The Mormon use IS from Isaiah because that is where Joseph found the expression. He just used it incorrectly.
Sorry, John, I hadn’t realized that in your world one is never allowed to use a phrase outside the context in which one first encounters it, or that “Mormon use” is limited to JS and does not include those many Mormons familiar with 2 Nephi and the D&C but not so much with Isaiah. I’ll try to keep in mind that “correct use” of a phrase is limited to its oldest use and context.
Wondering,
Thanks for lowering the level of discourse with your juvenile response.
You’re welcome. Glad you enjoyed it.
“the church really needs to have something to back it up. You can’t just say ‘We’re right,’ but then have no real way of explaining how or why one is right. What, exactly, is the church “right” about?”
Interesting perspective, and others have already mentioned what a puzzle LDS doctrine can appear to be. I’m curious though as to what society would consider a valid explanation of how or why “right” is when it comes to theology. On the other hand, one interesting complaint I’ve heard from those outside the Church is that we spell it all out a little too much or too clearly. I had one CES educator who, early in his career, taught Institute in a small town in which a Baptist minister attended. The minister genuinely wanted to learn but admitted he was also there for recon. He was cordial, but dropped the class 2/3 of the way through the semester.
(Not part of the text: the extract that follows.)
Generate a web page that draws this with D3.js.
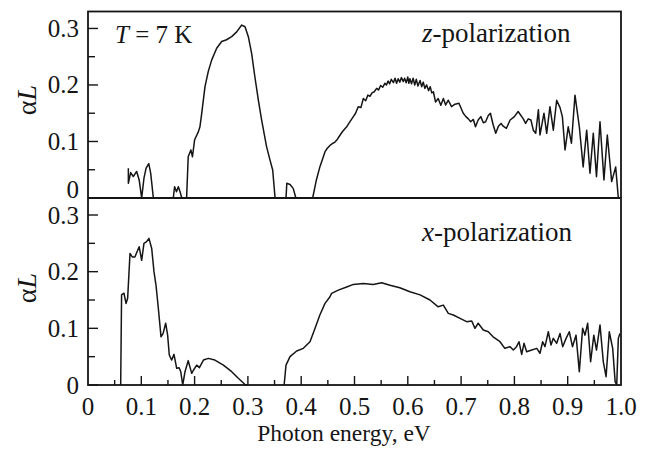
<!DOCTYPE html>
<html>
<head>
<meta charset="utf-8">
<script src="https://cdn.jsdelivr.net/npm/d3@7/dist/d3.min.js"></script>
<style>
  html, body { margin: 0; padding: 0; background: #fff; }
</style>
</head>
<body>
<svg id="chart" width="649" height="450"></svg>
<script>
// ---- Data ----
const xTickValues = [0, 0.1, 0.2, 0.3, 0.4, 0.5, 0.6, 0.7, 0.8, 0.9, 1.0];
const xTickLabels = ["0", "0.1", "0.2", "0.3", "0.4", "0.5", "0.6", "0.7", "0.8", "0.9", "1.0"];
const yTickValues = [0, 0.1, 0.2, 0.3];
const yTickLabels = ["0", "0.1", "0.2", "0.3"];

// z-polarization, segments separated by gaps (null)
const zEnergy = [
  0.0757, 0.0757, 0.080, 0.085, 0.0913, 0.096, 0.1007, 0.105, 0.109, 0.114, 0.1176, 0.1226, null,
  0.160, 0.1625, 0.166, 0.1695, 0.173, 0.176, null,
  0.181, 0.185, 0.188, 0.193, 0.196, 0.200, 0.207, 0.210, 0.213, 0.2195, 0.2257, 0.232, 0.2414,
  0.2508, 0.260, 0.2696, 0.279, 0.2884, 0.2946, 0.3008, 0.307, 0.313, 0.3196, 0.3258, 0.335,
  0.3415, 0.3465, 0.351, null,
  0.3715, 0.373, 0.379, 0.385, 0.390, null,
  0.4215, 0.428, 0.435, 0.4447, 0.449, 0.454, 0.458, 0.4634, 0.468, 0.473, 0.478, 0.4853, 0.490,
  0.4978, 0.502, 0.507, 0.512, 0.5166, 0.521, 0.525, 0.529, 0.533, 0.537, 0.5416, 0.545, 0.549,
  0.553, 0.557, 0.560, 0.563, 0.566, 0.569, 0.573, 0.576, 0.579, 0.582, 0.585, 0.588, 0.5916,
  0.594, 0.597, 0.600, 0.602, 0.604, 0.607, 0.610, 0.613, 0.616, 0.619, 0.623, 0.626, 0.629,
  0.632, 0.6354, 0.639, 0.642, 0.645, 0.648, 0.652, 0.657, 0.662, 0.6667, 0.671, 0.676, 0.682,
  0.6886, 0.696, 0.704, 0.709, 0.7136, 0.718, 0.723, 0.727, 0.732, 0.737, 0.7417, 0.746, 0.751,
  0.755, 0.760, 0.765, 0.770, 0.775, 0.779, 0.785, 0.792, 0.800, 0.807, 0.8167, 0.821, 0.826,
  0.831, 0.8355, 0.840, 0.845, 0.848, 0.8555, 0.8606, 0.8667, 0.873, 0.8793, 0.8856, 0.890,
  0.895, 0.901, 0.907, 0.9137, 0.9218, 0.929, 0.9356, 0.9418, 0.948, 0.954, 0.9606, 0.968,
  0.9743, 0.9825, 0.990, 0.995, 0.998
];
const zAbsorption = [
  0.0526, 0.026, 0.045, 0.038, 0.047, 0.032, 0.000, 0.035, 0.053, 0.061, 0.044, 0.000, null,
  0.000, 0.020, 0.011, 0.020, 0.010, 0.000, null,
  0.000, 0.000, 0.073, 0.085, 0.073, 0.103, 0.117, 0.126, 0.147, 0.197, 0.224, 0.244, 0.265,
  0.277, 0.280, 0.2855, 0.294, 0.306, 0.303, 0.2855, 0.256, 0.215, 0.173, 0.138, 0.091,
  0.067, 0.0496, 0.000, null,
  0.000, 0.026, 0.024, 0.017, 0.000, null,
  0.000, 0.030, 0.055, 0.082, 0.088, 0.093, 0.096, 0.099, 0.104, 0.1115, 0.118, 0.126, 0.133,
  0.144, 0.150, 0.1616, 0.160, 0.176, 0.172, 0.182, 0.180, 0.186, 0.188, 0.194, 0.191, 0.199,
  0.196, 0.203, 0.200, 0.207, 0.202, 0.210, 0.204, 0.212, 0.203, 0.211, 0.205, 0.213, 0.206,
  0.212, 0.204, 0.214, 0.203, 0.211, 0.202, 0.212, 0.200, 0.210, 0.198, 0.208, 0.197, 0.205,
  0.194, 0.200, 0.190, 0.197, 0.186, 0.188, 0.170, 0.176, 0.164, 0.176, 0.1646, 0.173,
  0.1616, 0.166, 0.1676, 0.150, 0.144, 0.140, 0.135, 0.139, 0.126, 0.138, 0.144, 0.133, 0.135,
  0.146, 0.150, 0.130, 0.1145, 0.127, 0.132, 0.127, 0.1234, 0.138, 0.144, 0.153, 0.140, 0.132,
  0.140, 0.138, 0.120, 0.1145, 0.156, 0.1115, 0.150, 0.1145, 0.1616, 0.120, 0.173, 0.160,
  0.144, 0.085, 0.126, 0.097, 0.182, 0.126, 0.055, 0.120, 0.0437, 0.1145, 0.0377, 0.135,
  0.032, 0.1115, 0.029, 0.055, 0.000
];

// x-polarization
const xEnergy = [
  0.0613, 0.063, 0.0675, 0.0713, 0.0744, 0.0788, 0.083, 0.088, 0.096, 0.1007, 0.105, 0.110,
  0.1144, 0.1195, 0.1238, 0.1276, 0.132, 0.137, 0.141, 0.1457, 0.1494, 0.1525, 0.157, 0.1613,
  0.1664, 0.171, 0.174, 0.1777, 0.182, 0.188, 0.1946, 0.1977, 0.204, 0.209, 0.2166, 0.2257,
  0.238, 0.254, 0.2696, 0.282, 0.2946, 0.299, null,
  0.368, 0.3715, 0.379, 0.3915, 0.404, 0.4165, 0.426, 0.435, 0.4447, 0.454, 0.457, 0.4696,
  0.4853, 0.4978, 0.5166, 0.535, 0.551, 0.5666, 0.585, 0.604, 0.623, 0.6416, 0.657, 0.6667,
  0.676, 0.6854, 0.698, 0.7104, 0.720, 0.726, 0.732, 0.7417, 0.751, 0.760, 0.773, 0.782, 0.792,
  0.798, 0.804, 0.8086, 0.8137, 0.818, 0.823, 0.8325, 0.842, 0.848, 0.853, 0.8574, 0.8636,
  0.8687, 0.873, 0.8793, 0.8856, 0.8906, 0.897, 0.903, 0.909, 0.9156, 0.9218, 0.928, 0.9325,
  0.9375, 0.943, 0.949, 0.954, 0.9606, 0.9668, 0.972, 0.978, 0.9844, 0.989, 0.992, 0.995, 0.998
];
const xAbsorption = [
  0.000, 0.159, 0.162, 0.144, 0.153, 0.232, 0.226, 0.226, 0.244, 0.220, 0.250, 0.253,
  0.2587, 0.241, 0.200, 0.176, 0.135, 0.085, 0.091, 0.109, 0.088, 0.053, 0.044, 0.054,
  0.0294, 0.0306, 0.0235, 0.000, 0.0235, 0.043, 0.0206, 0.026, 0.035, 0.0306, 0.044, 0.047,
  0.044, 0.035, 0.0235, 0.0118, 0.001, 0.000, null,
  0.000, 0.035, 0.050, 0.060, 0.0647, 0.0764, 0.100, 0.1235, 0.144, 0.1557, 0.1617, 0.1675,
  0.173, 0.1775, 0.179, 0.1775, 0.1805, 0.176, 0.1716, 0.1646, 0.159, 0.150, 0.138, 0.141,
  0.1264, 0.1235, 0.1176, 0.1117, 0.1129, 0.100, 0.109, 0.097, 0.094, 0.085, 0.0764, 0.0647, 0.0676,
  0.0617, 0.0676, 0.0764, 0.054, 0.0735, 0.0588, 0.0617, 0.0647, 0.056, 0.0764, 0.0676, 0.094,
  0.0705, 0.0823, 0.0735, 0.091, 0.0676, 0.0823, 0.094, 0.0676, 0.088, 0.0235, 0.100, 0.088,
  0.109, 0.041, 0.088, 0.0617, 0.106, 0.041, 0.0147, 0.094, 0.0647, 0.006, 0.000, 0.0823, 0.091
];

// ---- Layout ----
const svg = d3.select("#chart");
const FONT = '"Liberation Serif", "Times New Roman"';
const left = 88, right = 621;
const top1 = 11.5, mid = 198, bottom2 = 385;

const x = d3.scaleLinear().domain([0, 1]).range([left, right]);
const yTop = d3.scaleLinear().domain([0, 0.33]).range([mid, top1]);
const yBot = d3.scaleLinear().domain([0, 0.33]).range([bottom2, mid]);

const ink = "#151515";

function txt(sel) {
  return sel.style("font-family", FONT).attr("fill", ink);
}

function panel(y, energies, values, isTop) {
  const g = svg.append("g");
  const minor = [0.05, 0.15, 0.25];
  g.selectAll(".ymaj").data(yTickValues).enter().append("line")
    .attr("x1", left).attr("x2", left + 10)
    .attr("y1", d => y(d)).attr("y2", d => y(d))
    .attr("stroke", ink).attr("stroke-width", 1.4);
  g.selectAll(".ymin").data(minor).enter().append("line")
    .attr("x1", left).attr("x2", left + 7)
    .attr("y1", d => y(d)).attr("y2", d => y(d))
    .attr("stroke", ink).attr("stroke-width", 1.4);
  txt(g.selectAll(".ylab").data(yTickValues).enter().append("text"))
    .attr("x", 79)
    .attr("y", d => (isTop && d === 0) ? y(d) : y(d) + 8.5)
    .attr("text-anchor", "end")
    .style("font-size", "25px")
    .text((d, i) => yTickLabels[i]);

  const pts = energies.map((e, i) => (e === null ? null : [e, values[i]]));
  const line = d3.line()
    .defined(d => d !== null)
    .x(d => x(d[0]))
    .y(d => y(d[1]));
  g.append("path")
    .datum(pts)
    .attr("d", line)
    .attr("fill", "none")
    .attr("stroke", ink)
    .attr("stroke-width", 1.5)
    .attr("stroke-linejoin", "round");
}

panel(yTop, zEnergy, zAbsorption, true);
panel(yBot, xEnergy, xAbsorption, false);

const xMinor = d3.range(0.05, 1.0, 0.1);
svg.append("g").selectAll("line").data(xTickValues.slice(1, -1)).enter().append("line")
  .attr("x1", d => x(d)).attr("x2", d => x(d))
  .attr("y1", bottom2).attr("y2", bottom2 - 9)
  .attr("stroke", ink).attr("stroke-width", 1.4);
svg.append("g").selectAll("line").data(xMinor).enter().append("line")
  .attr("x1", d => x(d)).attr("x2", d => x(d))
  .attr("y1", bottom2).attr("y2", bottom2 - 5)
  .attr("stroke", ink).attr("stroke-width", 1.4);
txt(svg.append("g").selectAll("text").data(xTickValues).enter().append("text"))
  .attr("x", d => x(d))
  .attr("y", 415)
  .attr("text-anchor", "middle")
  .style("font-size", "25px")
  .text((d, i) => xTickLabels[i]);

svg.append("rect").attr("x", left).attr("y", top1).attr("width", right - left).attr("height", bottom2 - top1)
  .attr("fill", "none").attr("stroke", ink).attr("stroke-width", 1.8);
svg.append("line").attr("x1", left).attr("x2", right).attr("y1", mid).attr("y2", mid)
  .attr("stroke", ink).attr("stroke-width", 2.2);

function alphaL(cx, cy) {
  const t = txt(svg.append("text"))
    .attr("transform", `translate(${cx},${cy}) rotate(-90)`)
    .attr("text-anchor", "middle")
    .style("font-size", "28px");
  t.append("tspan").text("α");
  t.append("tspan").style("font-style", "italic").text("L");
}
alphaL(36, 100);
alphaL(36, 288);

txt(svg.append("text"))
  .attr("x", 344).attr("y", 441)
  .attr("text-anchor", "middle")
  .style("font-size", "23.5px")
  .text("Photon energy, eV");

const tLab = txt(svg.append("text")).attr("x", 115).attr("y", 43).style("font-size", "25px");
tLab.append("tspan").style("font-style", "italic").text("T");
tLab.append("tspan").text(" = 7 K");

const zLab = txt(svg.append("text")).attr("x", 422).attr("y", 42).style("font-size", "27px");
zLab.append("tspan").style("font-style", "italic").text("z");
zLab.append("tspan").text("-polarization");

const xLab = txt(svg.append("text")).attr("x", 422).attr("y", 241).style("font-size", "27px");
xLab.append("tspan").style("font-style", "italic").text("x");
xLab.append("tspan").text("-polarization");
</script>
</body>
</html>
My teacher later saw him in the grocery store and asked if they had offended him. He said “No, it’s just that you have too many answers to my questions. I don’t think God is lacking in that much mystery.”
So much about the Church and Gospel made sense to me before I got a spiritual witness of it. To answer your question, I’d say that a witness is the initial “why” of what’s right about it, but I think it’s cyclical. We pray about correct teachings to get a witness of them, but then getting that witness can also help us understand those teachings on a newer level depending on what we seek. It’s not always necessarily our place or expertise to be able to fully explain what’s right about it. That may be more the domain of the Spirit. And as much as the Church already does to spell things out, I feel it certainly expects its members to search, ponder, fast, and pray. It’s a personal journey as much or more as it is an institutional one. What’s right is to get the basics of a testimony and grow from there. Maybe it all sound sounds too esoteric, (or hogwash, or another cop-out), but I think there’s wisdom in recognizing there is an entire spectrum of knowledge at play here, and additional wisdom in recognizing there are people on either side of us when it come to that knowledge.